While not used in production, CirrusSearch has a fallback implementation of insource regex search written in groovy. This should be re-written in the new 'painless' language that elasticsearch introduced, which is reasonably similar to groovy but is sandboxed (and as such, enabled by default).
Description
Status | Subtype | Assigned | Task | ||
---|---|---|---|---|---|
Resolved | debt | T151324 [epic] System level upgrade for cirrus / elasticsearch | |||
Resolved | Deskana | T154501 [Epic, Q3 Goal] Upgrade search systems to Elasticsearch 5 | |||
Declined | EBernhardson | T156192 Rewrite regex fallback groovy script in painless |
Event Timeline
Not entirely sure if worthwhile, or if we should alternatively drop support for insource regex without the extra plugin. Painless, while enabled by default, does not enable regex by default. If we are going to require users to apply custom configuration to their elasticsearch server, we might as well go all the way and require the extra plugin rather than setting some particular flag.
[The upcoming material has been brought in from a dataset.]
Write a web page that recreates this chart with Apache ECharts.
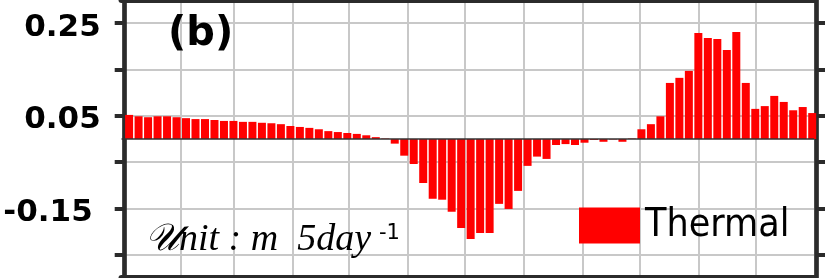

Regexes are disabled by default because they circumvent Painless’s protection against long running and memory hungry scripts. To make matters worse even innocuous looking regexes can have staggering performance and stack depth behavior. They remain an amazing powerful tool but are too scary to enable by default. To enable them yourself set script.painless.regex.enabled: true in elasticsearch.yml. We’d like very much to have a safe alternative implementation that can be enabled by default so check this space for later developments!
In addition to the above caveat:
Patterns can only be created via this mechanism. This ensures fast performance, regular expressions are always constants and compiled efficiently a single time.
Basically regex's have to be constants, not provided in a variable. This means we would have to somehow escape the user input such that it can be directly included in the script, rather than as a variable to the script. This seems like too big of an opportunity for a security hole, even if painless is sandboxed such that users shouldn't be able to hurt anything. I'm going to decline this task and leave the groovy implementation in place. Users that desire a safe and performant regex implementation should install the extra plugin.
Based on this I think declining this task is the appropriate resolution.
Based on T156192#3077620 and there being no objections, I'm marking this as declined.